Wed, May 16, 2007 - Page 11 News List

Software piracy costs rising: report

AP AND BLOOMBERG , LONDON

The rate of global software piracy has remained static for three years but the cost to businesses is rising, the US Business Software Alliance (BSA) said yesterday.

The BSA survey, conducted by the US-based market research firm IDC, concluded that for every US$2 spent on legitimate software, US$1 went to pirates.

"The bad news is that overall global piracy rates have remained stagnant," BSA chief executive Robert Holleyman said. "Overall dollar losses have gone up because the overall market is growing."

Though the piracy rate declined in 62 countries from 2005 to last year, those gains were offset by the growth in sales of computers in some of the areas most blighted by software piracy.

The Internet has become the main distribution channel for illegal software in "developed" countries because of increased broadband access, IDC said.

In emerging markets, pirated software is more commonly bought on discs, the study showed.

IDC predicts that more than US$350 billion will be spent on PC software over the next four years.

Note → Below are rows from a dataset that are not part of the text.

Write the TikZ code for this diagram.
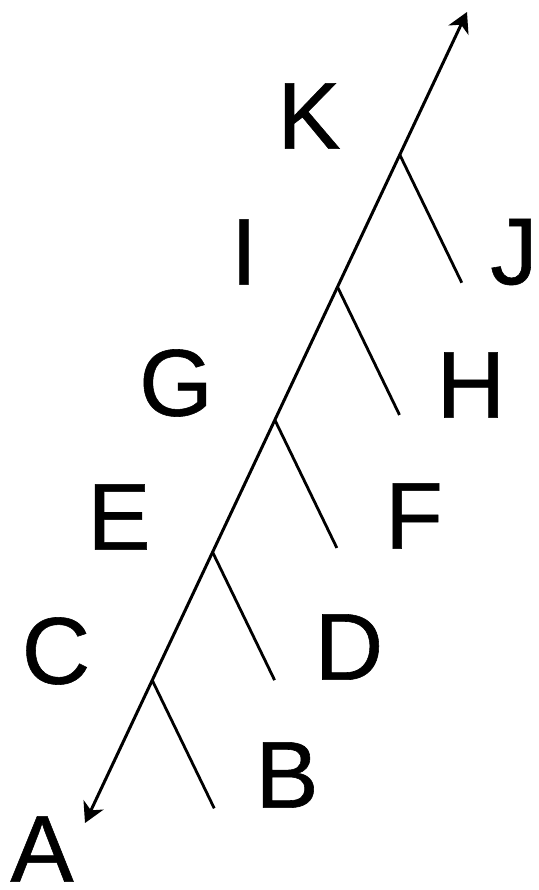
\documentclass[tikz,border=0pt]{standalone}
\usepackage{fontspec}
\setmainfont{Liberation Sans}[FakeBold=0.6]
\usetikzlibrary{arrows.meta,calc}

\begin{document}
\begin{tikzpicture}[
  x=1pt, y=-1pt,
  >={Stealth[length=20pt, width=22pt, inset=6pt]},
  trunk/.style={<->, line width=3pt},
  twig/.style={line width=2.8pt},
  taxon/.style={font=\fontsize{95}{95}\selectfont, inner sep=0pt}
]
\path[use as bounding box] (0,0) rectangle (538,890);

\coordinate (lo) at (85,823);
\coordinate (hi) at (467,12);
\draw[trunk] (lo) -- (hi);

\foreach \n/\t in {1/0.176, 2/0.334, 3/0.497, 4/0.661, 5/0.824}{
  \coordinate (j\n) at ($(lo)!\t!(hi)$);
  \draw[twig] (j\n) -- ++(62,128) coordinate (e\n);
}

\node[taxon] (A) at (42,849) {A};
\node[taxon] (B) at (287,775) {B};
\node[taxon] (C) at (56,651) {C};
\node[taxon] (D) at (349,647) {D};
\node[taxon] (E) at (119,517) {E};
\node[taxon] (F) at (414,516) {F};
\node[taxon] (G) at (176,383) {G};
\node[taxon] (H) at (471,385) {H};
\node[taxon] (I) at (244,252) {I};
\node[taxon] (J) at (514,252) {J};
\node[taxon] (K) at (309,116) {K};
\end{tikzpicture}
\end{document}
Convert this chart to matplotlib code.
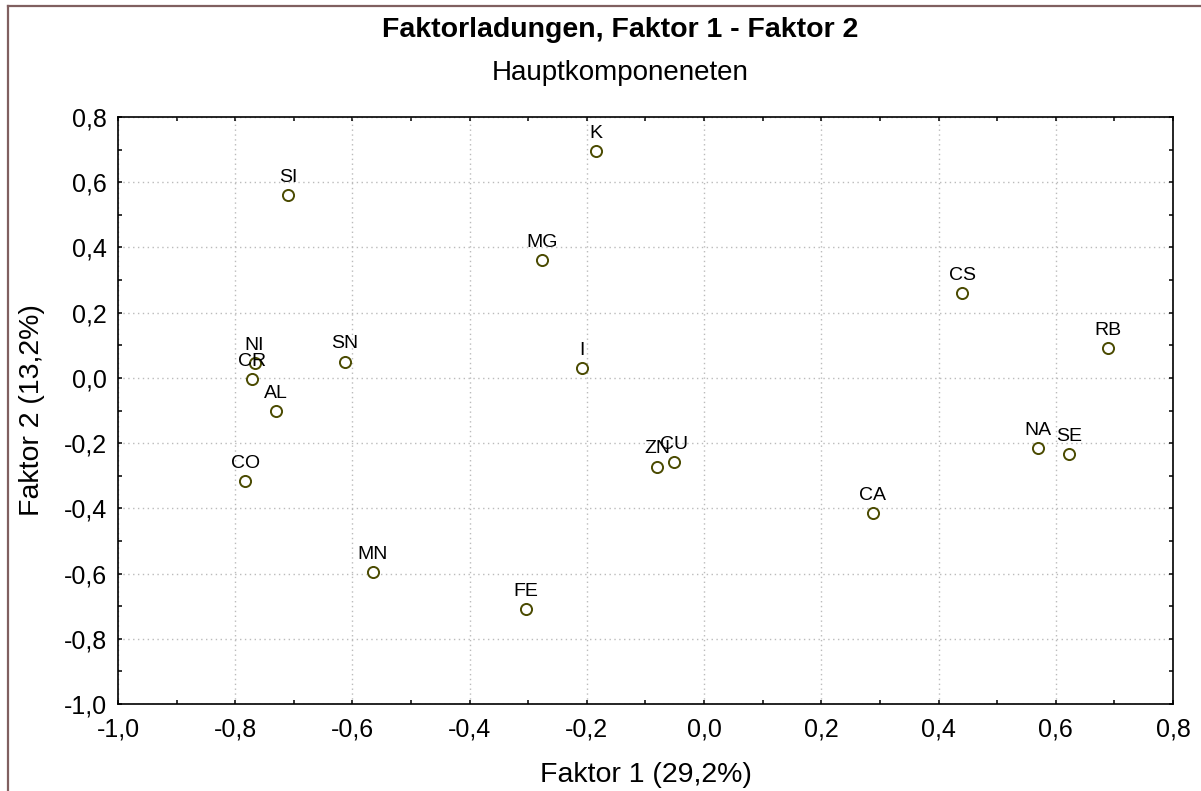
import matplotlib
matplotlib.use('Agg')
import matplotlib.pyplot as plt
from matplotlib.ticker import MultipleLocator, FuncFormatter
from matplotlib.lines import Line2D

plt.rcParams['font.family'] = ['Liberation Sans', 'DejaVu Sans']

# loadings
elements = ['SI', 'K', 'MG', 'CS', 'RB', 'NI', 'CR', 'SN', 'I', 'AL',
            'ZN', 'CU', 'NA', 'SE', 'CO', 'CA', 'MN', 'FE']
factor1 = [-0.710, -0.185, -0.276, 0.440, 0.689, -0.767, -0.771, -0.613, -0.209, -0.731,
           -0.080, -0.052, 0.569, 0.623, -0.783, 0.288, -0.565, -0.304]
factor2 = [0.561, 0.696, 0.361, 0.259, 0.092, 0.046, -0.004, 0.050, 0.031, -0.102,
           -0.272, -0.257, -0.216, -0.234, -0.317, -0.414, -0.595, -0.708]

fig = plt.figure(figsize=(12.01, 7.91), dpi=100)
ax = fig.add_axes([118/1201, 1 - 704/791, (1173 - 118)/1201, (704 - 117)/791])

ax.plot(factor1, factor2, 'o', markersize=8, markerfacecolor='white',
        markeredgecolor='#4a4a00', markeredgewidth=1.4, linestyle='none', zorder=3)
for name, x, y in zip(elements, factor1, factor2):
    ax.annotate(name, (x, y), xytext=(0, 9.5), textcoords='offset points',
                ha='center', va='baseline', fontsize=14, zorder=4)

ax.set_xlim(-1.0, 0.8)
ax.set_ylim(-1.0, 0.8)
ax.xaxis.set_major_locator(MultipleLocator(0.2))
ax.yaxis.set_major_locator(MultipleLocator(0.2))
ax.xaxis.set_minor_locator(MultipleLocator(0.1))
ax.yaxis.set_minor_locator(MultipleLocator(0.1))
comma = FuncFormatter(lambda v, p: f'{v:.1f}'.replace('.', ',').replace('-0,0', '0,0'))
ax.xaxis.set_major_formatter(comma)
ax.yaxis.set_major_formatter(comma)
ax.tick_params(which='both', direction='in', top=True, right=True, length=3,
               width=1.1, labelsize=18)
ax.tick_params(axis='x', which='major', pad=10)
ax.tick_params(axis='y', which='major', pad=8)
ax.grid(True, which='major', color='#bbbbbb', linestyle=(0, (1, 2.5)), linewidth=1)
for s in ax.spines.values():
    s.set_linewidth(1.2)

ax.set_xlabel('Faktor 1 (29,2%)', fontsize=20.5)
ax.set_ylabel('Faktor 2 (13,2%)', fontsize=20.5)
ax.xaxis.label.set_va('center')
ax.yaxis.label.set_va('center')
ax.xaxis.set_label_coords(0.5, (704 - 775) / 587)
ax.yaxis.set_label_coords((32 - 118) / 1055, 0.5)

fig.text(620/1201, 1 - 30/791, 'Faktorladungen, Faktor 1 - Faktor 2',
         ha='center', va='center', fontsize=20.5, fontweight='bold')
fig.text(620/1201, 1 - 73/791, 'Hauptkomponeneten', ha='center', va='center', fontsize=20)

# frame lines at the left and top edge of the figure
fig.add_artist(Line2D([8/1201, 8/1201], [0, 1 - 6/791], color='#806060', linewidth=1.6))
fig.add_artist(Line2D([8/1201, 1], [1 - 6/791, 1 - 6/791], color='#806060', linewidth=1.6))

plt.savefig('out.png', dpi=100)
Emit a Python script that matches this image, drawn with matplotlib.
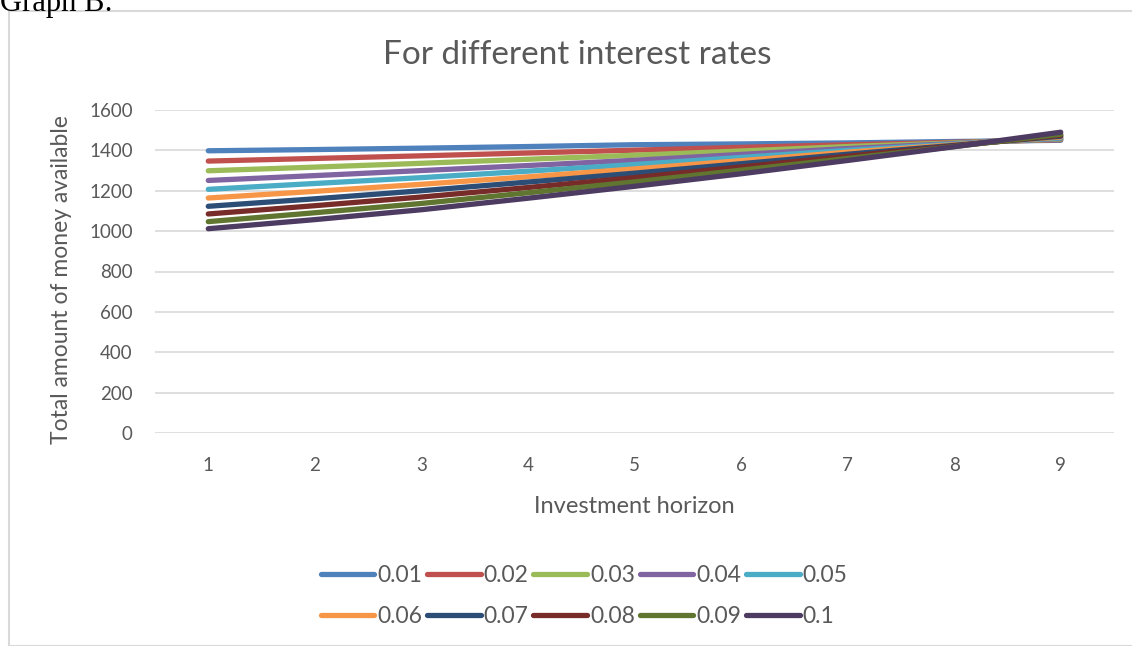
import matplotlib
matplotlib.use("Agg")
import matplotlib.pyplot as plt
from matplotlib.patches import Rectangle
from matplotlib.lines import Line2D

# Investment horizons (categories on the x axis)
horizons = [1, 2, 3, 4, 5, 6, 7, 8, 9]

# Interest rates (one series each)
rates = ["0.01", "0.02", "0.03", "0.04", "0.05", "0.06", "0.07", "0.08", "0.09", "0.1"]

# Total amount of money available, per rate, over the horizons
r001 = [1398, 1404, 1411, 1419, 1428, 1432, 1437, 1444, 1450]
r002 = [1347, 1360, 1373, 1387, 1401, 1415, 1428, 1440, 1453]
r003 = [1299, 1317, 1336, 1356, 1376, 1397, 1419, 1437, 1456]
r004 = [1251, 1275, 1300, 1325, 1351, 1380, 1409, 1434, 1459]
r005 = [1207, 1236, 1265, 1297, 1330, 1365, 1400, 1431, 1462]
r006 = [1164, 1197, 1232, 1269, 1308, 1349, 1391, 1428, 1466]
r007 = [1123, 1160, 1200, 1243, 1287, 1334, 1381, 1425, 1470]
r008 = [1085, 1126, 1169, 1216, 1265, 1318, 1371, 1422, 1475]
r009 = [1047, 1091, 1137, 1190, 1244, 1302, 1360, 1419, 1480]
r010 = [1012, 1057, 1106, 1163, 1222, 1284, 1350, 1418, 1490]

series = [r001, r002, r003, r004, r005, r006, r007, r008, r009, r010]

colors = ["#4F81BD", "#C0504D", "#9BBB59", "#8064A2", "#4BACC6",
          "#F79646", "#2C4D75", "#772C2A", "#5F7530", "#4D3B62"]

FONT = ["Lato", "DejaVu Sans"]
TEXT = "#595959"
GRID = "#D9D9D9"

plt.rcParams["font.family"] = FONT

W, H = 1132, 646
fig = plt.figure(figsize=(W / 100, H / 100), dpi=100)

# chart frame
fig.patches.append(Rectangle((9 / W, 0), 1.2, 1 - 11 / H, transform=fig.transFigure,
                             fill=False, edgecolor=GRID, linewidth=1.5))

# caption above the chart, partly cut by the top edge
fig.text(0.0, 1 + 11 / H, "Graph B:", fontsize=22, family=["Liberation Serif", "DejaVu Serif"],
         color="black", ha="left", va="top")

left, right = 155 / W, 1114 / W
bottom, top = 1 - 433 / H, 1 - 110 / H
ax = fig.add_axes([left, bottom, right - left, top - bottom])

for vals, c, lab in zip(series, colors, rates):
    ax.plot(horizons, vals, color=c, linewidth=3.8, solid_capstyle="round",
            solid_joinstyle="round", label=lab, zorder=3)

ax.set_xlim(0.5, 9.5)
ax.set_ylim(0, 1600)
ax.set_yticks(range(0, 1601, 200))
ax.set_xticks(horizons)
ax.grid(axis="y", color=GRID, linewidth=1.2, zorder=0)
ax.set_axisbelow(True)
for s in ax.spines.values():
    s.set_visible(False)
ax.tick_params(axis="both", length=0, labelsize=13.5, labelcolor=TEXT)
ax.tick_params(axis="x", pad=17)
ax.tick_params(axis="y", pad=16)

ax.set_xlabel("Investment horizon", fontsize=17, color=TEXT, labelpad=16)
fig.text(62 / W, 1 - 280 / H, "Total amount of money available", rotation=90,
         fontsize=16.5, color=TEXT, ha="center", va="center")

fig.text(577 / W, 1 - 55 / H, "For different interest rates", fontsize=24,
         color=TEXT, ha="center", va="center")

# legend: two rows of five entries, filled row by row
handles = [Line2D([0], [0], color=c, linewidth=3.8, solid_capstyle="round") for c in colors]
order = []
for col in range(5):
    order += [col, col + 5]
leg = fig.legend([handles[i] for i in order], [rates[i] for i in order],
                 ncol=5, loc="center", bbox_to_anchor=(584 / W, 1 - 596 / H),
                 frameon=False, fontsize=16.5, handlelength=2.35, handletextpad=0.13,
                 columnspacing=0.2, labelspacing=0.9, labelcolor=TEXT)

fig.savefig("out.png", dpi=100)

In light of current market growth and piracy levels it estimates that this will result in more than US$180 billion worth of PC software being pirated.

The report claimed 35 percent of the all software installed on personal computers last year was obtained illegally.

"Government, trade bodies and business must continue to tackle software piracy aggressively if financial losses, which impact the local economy and local IT industry, are to be reduced," Holleyman said.

The EU software industry lost US$11 billion in sales last year as more than a third of new software was pirated, the study showed.

The EU software piracy rate remained at 36 percent, above the 35 percent worldwide weighted average, BSA said.

The piracy rate in western Europe was 34 percent, while the rate in central and eastern Europe was 68 percent.

"The general trend is that there has been faster progress in the accession countries in the EU in reducing piracy than there has been in some of the mature markets," Holleyman said. "I'd like to see broad awareness in the marketplace of the challenge of illegal software and I'd like to see even more aggressive enforcement of laws."

In Asia, the software piracy rate rose one percentage point to 55 percent, with Taiwan at 41 percent, Japan at 25 percent, Singapore at 39 percent and China at 82 percent, the study showed.

Taiwan's piracy rate stayed unchanged at 43 percent between 2003 and 2005. The two percentage point decline last year represented the collaboration of government enforcement and the private sector's anti-piracy campaign effort, Hongti Sung (宋紅媞), co-chair of BSA Taiwan, told the Central News Agency yesterday.

Holleyman said the piracy rate in China, the second-largest market for personal computers behind the US, had fallen 10 percent over three years, saving software companies an estimated US$864 million.

The report identified Armenia, Moldova and Azerbaijan as among the world's worst for software theft, saying only one in 20 programs used there was procured legally.